Ángel —"es la traducción del chino al español de mi nombre", dice— tiene 40 años y trabaja desde hace tres en el restaurante chino Buen Gusto, en el distrito de Arganzuela (Madrid). Llegó al madrileño barrio de Parque de las Avenidas cuando tenía ocho. "Nunca me he sentido discriminado, en el colegio tampoco. Creo que no es que no nos integremos, es que cuando llegas es más fácil relacionarte con tu comunidad. Los españoles tampoco favorecen esa integración. Hay un poco de rigidez por ambas partes", apunta. "Cuando uno viene de pequeño no ha echado raíces, eres como una hoja en blanco. Mis raíces están aquí en España, mi forma de pensar, todo, es la de aquí. Pero si vienes de China, tus raíces siguen allí: puedes intentar trasplantar y que salga bien o que la planta no resista".
Como apunta Gladys Nieto en su libro, "suele haber diferencias entre la primera y la segunda generación". "Una de ellas es el desempeño en la lengua española de la segunda y tienen realidades similares a las de chavales españoles. Es interesante la situación de la segunda generación, que, a pesar de tener la posibilidad de acceso a la universidad y convertirse en profesional, en ocasiones mantiene el proyecto familiar ya establecido. Muchos hijos de inmigrantes chinos estudian carreras como Económicas o Empresariales para dedicarse posteriormente a los negocios familiares".
A su lado está Anna Wu, de 36 años, originaria de Shanghái, es la dueña de Buen Gusto. Lo fundaron sus padres en el año 99, pero cuando ellos regresaron a China para encargarse de otros negocios —entre ellos, un restaurante español en el que sirven "solomillo, carabineros, tortilla"—, ella se hizo cargo del local. "Al principio solo venían clientes chinos porque la comida que servimos es muy, muy parecida a la de allí. Pero nosotros queríamos que viniesen españoles", cuenta Anna.

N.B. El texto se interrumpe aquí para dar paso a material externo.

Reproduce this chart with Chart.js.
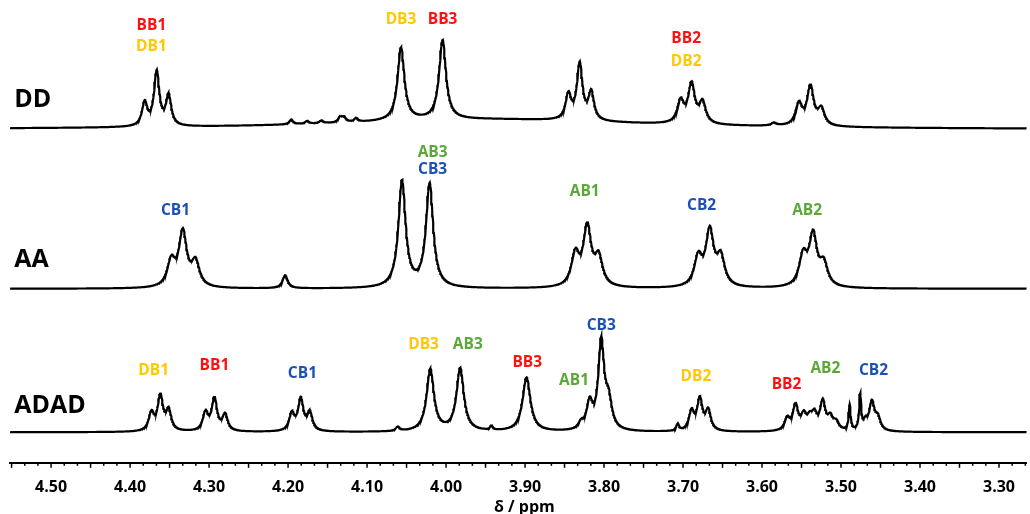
<!DOCTYPE html>
<html>
<head>
<meta charset="utf-8">
<script src="https://cdn.jsdelivr.net/npm/chart.js@4.4.0/dist/chart.umd.min.js"></script>
<style>
  html, body { margin: 0; padding: 0; background: #fff; }
</style>
</head>
<body>
<canvas id="nmr" width="1030" height="514"></canvas>
<script>
// chemical shift window (ppm), axis drawn high -> low
var ppmMin = 3.265;
var ppmMax = 4.552;
var tickValues = [4.50, 4.40, 4.30, 4.20, 4.10, 4.00, 3.90, 3.80, 3.70, 3.60, 3.50, 3.40, 3.30];
var axisTitle = 'δ / ppm';

// ---- DD spectrum: peak shifts, intensities, half widths ----
var ddBase = 72.0;
var ddShift  = [4.3815, 4.3663, 4.3512, 4.196, 4.176, 4.158, 4.134, 4.129, 4.114, 4.057, 4.0044, 3.8451, 3.8308, 3.8162, 3.703, 3.6892, 3.6753, 3.5533, 3.5387, 3.5249, 3.585, 3.95];
var ddHeight = [5.0, 11.7, 6.5, 1.0, 0.6, 0.6, 1.2, 1.0, 0.8, 15.8, 17.2, 5.4, 12.1, 6.0, 4.7, 8.4, 4.5, 4.6, 8.4, 3.5, 0.6, 2.2];
var ddWidth  = [0.004, 0.004, 0.004, 0.003, 0.003, 0.003, 0.003, 0.003, 0.003, 0.0052, 0.0052, 0.0042, 0.0042, 0.0042, 0.005, 0.005, 0.005, 0.005, 0.005, 0.005, 0.004, 0.24];

// ---- AA spectrum ----
var aaBase = 37.6;
var aaShift  = [4.3478, 4.3332, 4.3171, 4.2037, 4.0557, 4.0208, 3.8363, 3.8212, 3.8068, 3.6807, 3.6661, 3.6522, 3.5479, 3.5353, 3.5218];
var aaHeight = [5.4, 11.7, 5.2, 2.8, 23.0, 22.4, 6.8, 12.6, 6.0, 6.1, 11.7, 6.1, 6.4, 10.8, 4.7];
var aaWidth  = [0.006, 0.006, 0.006, 0.004, 0.0055, 0.0055, 0.006, 0.006, 0.006, 0.006, 0.006, 0.006, 0.006, 0.006, 0.006];

// ---- ADAD spectrum ----
var adadBase = 6.6;
var adadShift  = [4.373, 4.3617, 4.3512, 4.3045, 4.2932, 4.2797, 4.1952, 4.1839, 4.1725, 4.0612, 4.0199, 3.9821, 3.9426, 3.8981, 3.829, 3.8182, 3.8035, 3.7942, 3.7068, 3.6892, 3.6787, 3.6681, 3.5681, 3.5576, 3.5471, 3.5395, 3.5337, 3.5231, 3.5135, 3.506, 3.489, 3.4757, 3.469, 3.4609, 3.4533];
var adadHeight = [3.8, 7.5, 4.3, 3.9, 7.0, 3.5, 3.7, 6.8, 3.9, 0.9, 13.4, 13.6, 1.0, 11.7, 1.3, 5.6, 18.8, 5.8, 1.5, 4.1, 6.7, 4.3, 2.6, 5.4, 3.0, 2.2, 3.0, 6.1, 2.6, 1.7, 5.4, 7.6, 1.7, 6.1, 2.6];
var adadWidth  = [0.004, 0.004, 0.004, 0.004, 0.004, 0.004, 0.004, 0.004, 0.004, 0.003, 0.0056, 0.0056, 0.002, 0.006, 0.004, 0.0045, 0.0045, 0.005, 0.002, 0.004, 0.004, 0.004, 0.004, 0.004, 0.004, 0.004, 0.004, 0.004, 0.004, 0.004, 0.0015, 0.0015, 0.003, 0.004, 0.004];

// residue colours
var colBB = '#ff1010';
var colDB = '#ffc800';
var colAB = '#5ba83a';
var colCB = '#1c50b2';

// peak assignments: [text, ppm, level, colour]
var ddTags = [
  ['BB1', 4.373, 94.4, colBB], ['DB1', 4.373, 89.9, colDB],
  ['DB3', 4.057, 95.7, colDB], ['BB3', 4.0044, 95.7, colBB],
  ['BB2', 3.696, 91.6, colBB], ['DB2', 3.696, 86.7, colDB]
];
var aaTags = [
  ['CB1', 4.3424, 54.5, colCB], ['AB3', 4.017, 67.0, colAB], ['CB3', 4.017, 63.4, colCB],
  ['AB1', 3.8245, 58.7, colAB], ['CB2', 3.6765, 55.5, colCB], ['AB2', 3.5429, 54.6, colAB]
];
var adadTags = [
  ['DB1', 4.3701, 20.0, colDB], ['BB1', 4.2932, 20.9, colBB], ['CB1', 4.1818, 19.3, colCB],
  ['DB3', 4.0284, 25.6, colDB], ['AB3', 3.9725, 25.6, colAB], ['BB3', 3.8972, 21.7, colBB],
  ['AB1', 3.838, 17.7, colAB], ['CB3', 3.8035, 29.7, colCB], ['DB2', 3.6837, 18.7, colDB],
  ['BB2', 3.569, 16.9, colBB], ['AB2', 3.5198, 20.4, colAB], ['CB2', 3.4588, 20.0, colCB]
];
// sample names: [text, ppm, level]
var traceNames = [['DD', 4.5467, 78.4], ['AA', 4.5467, 43.8], ['ADAD', 4.5467, 12.2]];

// sum of lorentzian lines on a fixed ppm grid
function buildTrace(base, shifts, heights, widths) {
  var step = 0.0005;
  var n = Math.round((ppmMax - ppmMin) / step);
  var pts = [];
  for (var i = 0; i <= n; i++) {
    var x = ppmMin + i * step;
    var y = base;
    for (var k = 0; k < shifts.length; k++) {
      var d = x - shifts[k], w = widths[k];
      y += heights[k] * w * w / (d * d + w * w);
    }
    pts.push({ x: x, y: y });
  }
  return pts;
}

var boldFont = function(size) { return 'bold ' + size + 'px "Open Sans", "DejaVu Sans", sans-serif'; };

var peakLabels = {
  id: 'peakLabels',
  afterDatasetsDraw: function(chart) {
    var ctx = chart.ctx, xs = chart.scales.x, ys = chart.scales.y;
    ctx.save();
    ctx.textAlign = 'center';
    ctx.textBaseline = 'middle';
    ctx.font = boldFont(15.5);
    ddTags.concat(aaTags, adadTags).forEach(function(t) {
      ctx.fillStyle = t[3];
      ctx.fillText(t[0], xs.getPixelForValue(t[1]), ys.getPixelForValue(t[2]));
    });
    ctx.textAlign = 'left';
    ctx.font = boldFont(25);
    ctx.fillStyle = '#000';
    traceNames.forEach(function(t) {
      ctx.fillText(t[0], xs.getPixelForValue(t[1]), ys.getPixelForValue(t[2]));
    });
    ctx.restore();
  }
};

// major ticks every 0.05 ppm, two minor ticks in between, plus the axis title
var axisTicks = {
  id: 'axisTicks',
  afterDraw: function(chart) {
    var ctx = chart.ctx, xs = chart.scales.x, area = chart.chartArea, y0 = area.bottom;
    ctx.save();
    ctx.strokeStyle = '#000';
    ctx.lineWidth = 1.5;
    for (var i = 0; ; i++) {
      var v = 4.55 - i * 0.05 / 3;
      if (v < ppmMin) break;
      var px = xs.getPixelForValue(v);
      var len = (i % 3 === 0) ? 5 : 3;
      ctx.beginPath();
      ctx.moveTo(px, y0);
      ctx.lineTo(px, y0 + len);
      ctx.stroke();
    }
    ctx.fillStyle = '#000';
    ctx.font = boldFont(16);
    ctx.textAlign = 'center';
    ctx.textBaseline = 'middle';
    ctx.fillText(axisTitle, (area.left + area.right) / 2 + 6, y0 + 45);
    ctx.restore();
  }
};

var traceStyle = { borderColor: '#000', borderWidth: 2.2, pointRadius: 0, tension: 0, fill: false };

new Chart(document.getElementById('nmr'), {
  type: 'line',
  data: {
    datasets: [
      Object.assign({ label: 'DD', data: buildTrace(ddBase, ddShift, ddHeight, ddWidth) }, traceStyle),
      Object.assign({ label: 'AA', data: buildTrace(aaBase, aaShift, aaHeight, aaWidth) }, traceStyle),
      Object.assign({ label: 'ADAD', data: buildTrace(adadBase, adadShift, adadHeight, adadWidth) }, traceStyle)
    ]
  },
  options: {
    responsive: false,
    animation: false,
    layout: { padding: { left: 10, right: 0, top: 0, bottom: 2 } },
    plugins: { legend: { display: false }, tooltip: { enabled: false } },
    scales: {
      x: {
        type: 'linear',
        reverse: true,
        min: ppmMin,
        max: ppmMax,
        afterBuildTicks: function(scale) {
          scale.ticks = tickValues.map(function(v) { return { value: v }; });
        },
        grid: { display: false, drawTicks: false },
        border: { display: true, color: '#000', width: 2 },
        ticks: {
          padding: 15,
          color: '#000',
          autoSkip: false,
          maxRotation: 0,
          font: { family: '"Open Sans"', weight: 'bold', size: 16 },
          callback: function(v) { return v.toFixed(2); }
        },
        title: { display: false }
      },
      y: { display: false, min: 0, max: 100 }
    }
  },
  plugins: [peakLabels, axisTicks]
});
</script>
</body>
</html>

Lo consiguió. Cuenta que el secreto fue, en parte, colgar una foto del rey Juan Carlos I a la entrada del restaurante.
"Vino el 31 de marzo de 2006. Tenía una buena amiga, una clienta, que era amiga del rey y le trajo a comer. Reservaron dos mesas, una para él y sus dos acompañantes, y otra para el guardaespaldas. Solo me dijo que era 'un amigo importante', no sabíamos que iba a ser el rey. De repente entró y pensé: 'Le he visto en la tele'. Mi padre dijo: '¡El rey, el rey!'. Nos pusimos muy nerviosos y contentos porque aquello era bueno para el restaurante. Mi padre y mi hermana se hicieron una foto con él, yo no quise salir porque estaba embarazada y no me veía bien. Pero me tocó la tripa y me preguntó cuándo daba a luz. Le dije que en junio y poco después de tener a mi hijo, llamaron al restaurante [desde Zarzuela] para preguntar por 'el bebé de Anna'. No el rey, él no llamó personalmente, pero sí su equipo", cuenta.
Unos días más tarde, imprimieron la fotografía, la enmarcaron y la colgaron a la entrada del restaurante. "Era bueno para el restaurante porque el rey es una persona muy importante en España. Para nosotros era como decir: 'Mira, viene el rey a cenar, eso es que la comida es buena'. Y a partir de ahí empezó a venir gente española".